Lisa Nandy Tells Question Time The UK Has Just 1 Problem – And It's Not 'Failed Multiculturalism'

The Labour MP had a robust response to Suella Braverman's divisive comments on migration.
Suella Braverman's (L) recent comments on migration were roasted by Lisa Nandy on BBC Question Time
Suella Braverman's (L) recent comments on migration were roasted by Lisa Nandy on BBC Question Time
Getty/BBC Question Time

Lisa Nandy laid into the Suella Braverman on Thursday night, completely dismantling her claim that “multiculturalism has failed” in the UK.

The Labour MP, who serves as shadow minister for international development, was responding on BBC Question Time to the home secretary’s divisive speech on migration which caused outrage earlier this week.

Braverman, who has been trying to get the number of small boats crossing the English Channel down for a year now, claimed migration posed an “existential threat” to the West.

She also used her platform to take aim at the number of people in the UK who are born “to foreign-born mothers” while also suggesting British services were being overstretched.

But Nandy wholeheartedly disagreed with Braverman’s sentiment – and claimed the “one cause” of the UK’s problems is the Tory government.

The Labour MP began: “I grew up in the 1980s in the shadow of Enoch Powell with an Indian-born dad and British-born mum.

“When I heard our home secretary standing up this week talking about the children of ‘foreign-born mothers’, it took me right back to that era, when families like ours were constantly under attack from Tory politicians being told that we were the problem facing Britain.”

Nandy grew up in Manchester, and has been the MP for Wigan since 2010. This week’s Question Time took place in Sale, Greater Manchester.

She continued: “And I would just say to politicians like Suella, it was a gift to grow up in this city, that has been shaped by waves of immigration over many centuries and has always provided a warm welcome to refugees fleeing persecution.

″It was a gift to grow up amongst friends who were black, who were white, who were from all sorts of ethnic minority backgrounds, and we never even noticed because it was just so normal.”

She said these friendships “told a different story about the story of country that we could be”.

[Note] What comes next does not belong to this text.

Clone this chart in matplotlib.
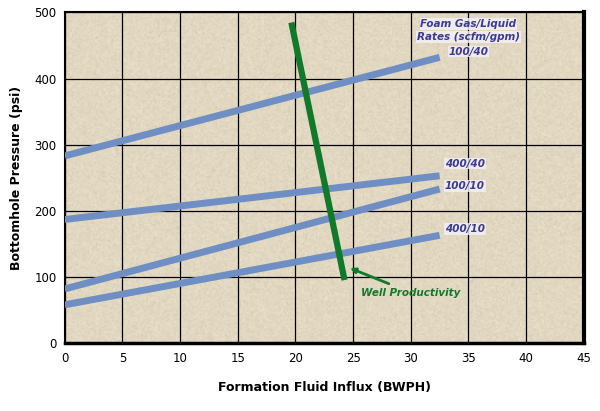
import matplotlib.pyplot as plt
import numpy as np

x_end = [0, 32.5]
p_100_40 = [283, 432]
p_400_40 = [187, 253]
p_100_10 = [82, 233]
p_400_10 = [58, 163]
well_x = [19.7, 24.2]
well_y = [480, 100]

fig = plt.figure(figsize=(6, 4.11), dpi=100)
ax = fig.add_axes([0.108, 0.165, 0.865, 0.805])
ax.set_facecolor('#ebe0c6')

# speckled texture
rng = np.random.default_rng(1)
tex = rng.normal(0, 1, (200, 300))
ax.imshow(tex, extent=[0, 45, 0, 500], aspect='auto', cmap='Greys', alpha=0.12, zorder=0)

ax.set_xlim(0, 45)
ax.set_ylim(0, 500)
ax.set_xticks(range(0, 46, 5))
ax.set_yticks(range(0, 501, 100))
ax.grid(True, color='black', lw=0.9, zorder=1)
for s in ax.spines.values():
    s.set_linewidth(1.5)
ax.spines['right'].set_linewidth(3)
ax.spines['bottom'].set_linewidth(2.5)

for ys in [p_100_40, p_400_40, p_100_10, p_400_10]:
    ax.plot(x_end, ys, color='#6f8fc4', lw=5, solid_capstyle='butt', zorder=3)
ax.plot(well_x, well_y, color='#117a2a', lw=4.5, zorder=4)

lab = dict(color='#3b3b8f', fontsize=7.5, fontstyle='italic', fontweight='bold', zorder=5,
           bbox=dict(fc='#f4f0f8', ec='none', pad=0.5, alpha=0.8))
ax.text(35, 478, 'Foam Gas/Liquid', ha='center', **lab)
ax.text(35, 458, 'Rates (scfm/gpm)', ha='center', **lab)
ax.text(35, 436, '100/40', ha='center', **lab)
ax.text(34.7, 267, '400/40', ha='center', **lab)
ax.text(34.7, 233, '100/10', ha='center', **lab)
ax.text(34.7, 168, '400/10', ha='center', **lab)
ax.annotate('Well Productivity', xy=(24.5, 115), xytext=(30, 72), ha='center',
            color='#117a2a', fontsize=7.5, fontstyle='italic', fontweight='bold', zorder=5,
            arrowprops=dict(arrowstyle='-|>', color='#117a2a', lw=2))

ax.tick_params(labelsize=8.5, length=0, pad=6)
ax.set_xlabel('Formation Fluid Influx (BWPH)', fontsize=9, fontweight='bold', labelpad=12)
ax.set_ylabel('Bottomhole Pressure (psi)', fontsize=9, fontweight='bold', labelpad=8)
fig.savefig('out.png', dpi=100)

The shadow minister claimed that she would tell the government, if their fear is about people integrating and not speaking English, “why are you cutting English language classes so that there are huge waiting lists in every part of this country?”

Language schools and community groups reported waiting lists stretching into the thousands last June.

Nandy also asked, if the government is concerned about people fleeing persecution, war and climate change, why did it “abolish” the department for international development?

This department – which Nandy described as “one of the best things this country has ever been able to give to the world” – was dissolved in September 2020 and subsumed into the Foreign Office.

Nandy continued: “If you are worried about the future of this country and people being able to have enough houses to live in, why is your housebuilding programme falling off a cliff and why have presided over the loss of houses including social housing stock over 13 consecutive years?”

The MP added, if the government are concerns about asylum seekers in hotels, “why aren’t you processing asylum claims and getting a grip on the asylum system?”

The government came under fire earlier this year when it tried to move migrants onto the barge Bibby Stockholm – only to discover legionella bacteria in its water system.

Nandy concluded: “The problem facing this country is not people like me, or this lady here, or our inability to understand one another.

“The problems facing this country have one cause and one cause alone: politicians like Suella Braverman and this Tory government.”